TD: Well myself and Scott (who plays bass) had been in a different band together when we were teenagers. After that band separated I went off to Uni and did some solo acoustic bits at open mic nights, I’d been attempting to write my own material too. Scott saw one of my performances once, we had a drink afterwards and began discussing the idea of forming a new band. We drafted in his younger brother on drums and I suppose the rest, as they say is history.
PD: Who are your musical and non-musical influences?
TD: My biggest personal non-musical influence would be my family. They introduced my to music early on in my life and the idea that talent isn’t much when you don’t put the work in. It’s actually a bit of a cheat that one because my dad is also still to this day a lead guitarist in a blues band so I was heavily influenced on a musical level from a young age anyway.

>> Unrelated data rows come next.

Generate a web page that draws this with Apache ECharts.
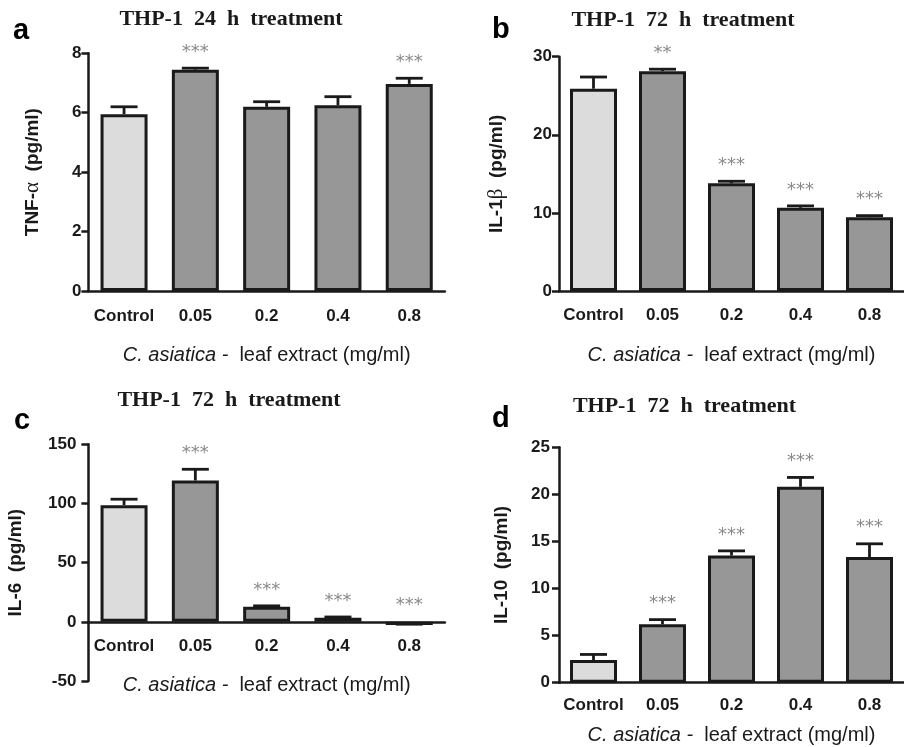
<!DOCTYPE html>
<html>
<head>
<meta charset="utf-8">
<script src="https://cdn.jsdelivr.net/npm/echarts@6/dist/echarts.min.js"></script>
<style>
html,body{margin:0;padding:0;background:#fff;}
#chart{width:904px;height:747px;}
</style>
</head>
<body>
<div id="chart"></div>
<script>
const categories = ['Control', '0.05', '0.2', '0.4', '0.8'];

const tnfMean = [5.95, 7.45, 6.2, 6.25, 6.97];
const tnfErr = [0.25, 0.05, 0.17, 0.29, 0.19];
const tnfStars = ['', '***', '', '', '***'];
const tnfTicks = [0, 2, 4, 6, 8];

const il1bMean = [25.9, 28.15, 13.8, 10.65, 9.45];
const il1bErr = [1.5, 0.25, 0.25, 0.25, 0.2];
const il1bStars = ['', '**', '***', '***', '***'];
const il1bTicks = [0, 10, 20, 30];

const il6Mean = [98.6, 119.4, 12.7, 3.4, -2.6];
const il6Err = [5, 9.5, 0.8, 0.7, 0.6];
const il6Stars = ['', '***', '***', '***', '***'];
const il6Ticks = [-50, 0, 50, 100, 150];

const il10Mean = [2.4, 6.2, 13.5, 20.8, 13.35];
const il10Err = [0.6, 0.5, 0.5, 1.0, 1.4];
const il10Stars = ['', '***', '***', '***', '***'];
const il10Ticks = [0, 5, 10, 15, 20, 25];

const panelTitles = ['THP-1  24  h  treatment', 'THP-1  72  h  treatment', 'THP-1  72  h  treatment', 'THP-1  72  h  treatment'];
const panelLetters = ['a', 'b', 'c', 'd'];

const INK = '#1a1a1a';
const controlColor = '#dcdcdc';
const treatedColor = '#979797';
const H = 747;

const chart = echarts.init(document.getElementById('chart'), null, {renderer: 'canvas'});

const panels = [
  {mean: tnfMean, err: tnfErr, stars: tnfStars, ticks: tnfTicks, yname: [['b','TNF-'],['g','α'],['b','  (pg/ml)']],
   grid: {left: 88.4, right: 459.1, top: 53.3, bottom: 456}, labelMargin: 7, yGap: 45, xGap: 54, xLabMargin: 17},
  {mean: il1bMean, err: il1bErr, stars: il1bStars, ticks: il1bTicks, yname: [['b','IL-1'],['g','β'],['b','  (pg/ml)']],
   grid: {left: 559, right: -9, top: 56.7, bottom: 456}, labelMargin: 7, yGap: 52, xGap: 54, xLabMargin: 16},
  {mean: il6Mean, err: il6Err, stars: il6Stars, ticks: il6Ticks, yname: [['b','IL-6  (pg/ml)']],
   grid: {left: 88.4, right: 459.1, top: 444.3, bottom: 66}, labelMargin: 12, yGap: 63, xGap: 54, xLabMargin: 16},
  {mean: il10Mean, err: il10Err, stars: il10Stars, ticks: il10Ticks, yname: [['b','IL-10  (pg/ml)']],
   grid: {left: 559, right: -9, top: 447.3, bottom: 64.3}, labelMargin: 9, yGap: 48, xGap: 43, xLabMargin: 14}
];

const grids = [], xAxes = [], yAxes = [], series = [];

panels.forEach((p, k) => {
  grids.push(Object.assign({containLabel: false}, p.grid));
  const ymin = p.ticks[0], ymax = p.ticks[p.ticks.length - 1];
  const plotH = H - p.grid.top - p.grid.bottom;
  // place the category axis at value 0 (moves line, ticks and labels together)
  const zeroOffset = ymin < 0 ? -plotH * (0 - ymin) / (ymax - ymin) : 0;
  xAxes.push({
    type: 'category', gridIndex: k, data: categories,
    offset: zeroOffset,
    axisLine: {onZero: false, lineStyle: {color: INK, width: 2.5}},
    axisTick: {alignWithLabel: true, length: 7, lineStyle: {color: INK, width: 2.5}},
    axisLabel: {color: INK, fontFamily: 'Liberation Sans', fontWeight: 'bold', fontSize: 17, margin: p.xLabMargin, interval: 0},
    name: '{it|C. asiatica -}{n|  leaf extract (mg/ml)}',
    nameLocation: 'middle', nameGap: p.xGap,
    nameTextStyle: {rich: {
      it: {fontFamily: 'Liberation Sans', fontStyle: 'italic', fontSize: 20, color: INK},
      n: {fontFamily: 'Liberation Sans', fontSize: 20, color: INK}
    }}
  });
  const rich = {
    b: {fontFamily: 'Liberation Sans', fontWeight: 'bold', fontSize: 19, color: INK},
    g: {fontFamily: 'Liberation Serif', fontSize: 21, color: INK}
  };
  yAxes.push({
    type: 'value', gridIndex: k,
    min: ymin, max: ymax, interval: p.ticks[1] - p.ticks[0],
    splitLine: {show: false},
    axisLine: {show: true, onZero: false, lineStyle: {color: INK, width: 2.5}},
    axisTick: {show: true, length: 7, lineStyle: {color: INK, width: 2.5}},
    axisLabel: {color: INK, fontFamily: 'Liberation Sans', fontWeight: 'bold', fontSize: 17, margin: p.labelMargin},
    name: p.yname.map(s => '{' + s[0] + '|' + s[1] + '}').join(''),
    nameLocation: 'middle', nameGap: p.yGap,
    nameTextStyle: {rich: rich}
  });
  series.push({
    type: 'bar', xAxisIndex: k, yAxisIndex: k, barWidth: 47,
    data: p.mean.map((v, i) => ({value: v, itemStyle: {color: i === 0 ? controlColor : treatedColor}})),
    itemStyle: {borderColor: INK, borderWidth: 3},
    animation: false, z: 2
  });
  series.push({
    type: 'custom', xAxisIndex: k, yAxisIndex: k,
    data: p.mean.map((v, i) => [i, v, p.err[i]]),
    encode: {x: 0, y: 1},
    z: 3, animation: false, clip: false,
    renderItem: function (params, api) {
      const i = api.value(0), m = api.value(1), e = api.value(2);
      const b = api.coord([i, m]);
      const t = api.coord([i, m + e]);
      const a = api.coord([i, Math.max(m + e, 0)]);
      const half = 13.5;
      const st = {stroke: INK, lineWidth: 2.8};
      const star = p.stars[params.dataIndex];
      const children = [
        {type: 'line', shape: {x1: b[0], y1: b[1], x2: t[0], y2: t[1]}, style: st},
        {type: 'line', shape: {x1: t[0] - half, y1: t[1], x2: t[0] + half, y2: t[1]}, style: st}
      ];
      if (star) {
        children.push({type: 'text', x: a[0], y: a[1] - 16, style: {
          text: star, fill: '#8a8a8a', font: '18px "DejaVu Sans"', align: 'center', verticalAlign: 'middle'
        }});
      }
      return {type: 'group', children: children};
    }
  });
});

const titlePos = [[231, 19], [683, 20], [229, 400], [684.5, 406]];
const letterPos = [[13, 31], [492, 30], [14, 421], [492, 419]];
const graphics = [];
titlePos.forEach((pos, k) => {
  graphics.push({type: 'text', x: pos[0], y: pos[1], style: {
    text: panelTitles[k], fill: INK, font: 'bold 22px "Liberation Serif"', align: 'center', verticalAlign: 'middle'
  }});
  graphics.push({type: 'text', x: letterPos[k][0], y: letterPos[k][1], style: {
    text: panelLetters[k], fill: '#000', font: 'bold 29px "Liberation Sans"', align: 'left', verticalAlign: 'middle'
  }});
});

chart.setOption({
  animation: false,
  backgroundColor: '#fff',
  grid: grids, xAxis: xAxes, yAxis: yAxes, series: series,
  graphic: graphics
});
</script>
</body>
</html>
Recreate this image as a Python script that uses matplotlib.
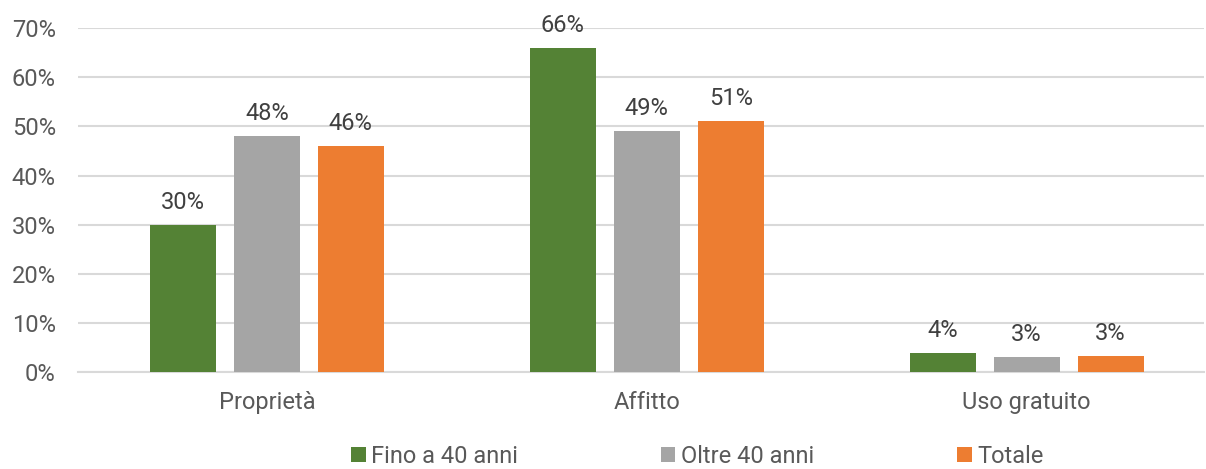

PD: What are your dreams and goals?
TD: That’s a tough one. We aren’t 19 anymore and so realistically we aren’t going to be performing at the Superbowl Halftime Show anytime soon but your perspective changes. I’d like our musical releases to be as big as they possibly can but considering some of the places on a personal level that these songs are born from as a concept, to even perform them in a small room and having people sing them back to you is nothing short of amazing. I’ve never really stopped to think too much about it. I suppose a dream of mine at the stage would be to play a really, really big gig. How big? I don’t know but to put it in perspective, a dream of mine when I was about sixteen was to perform the “Authority Song” by Jimmy Eat World as lead singer of a band. I lived that particular dream about five years ago.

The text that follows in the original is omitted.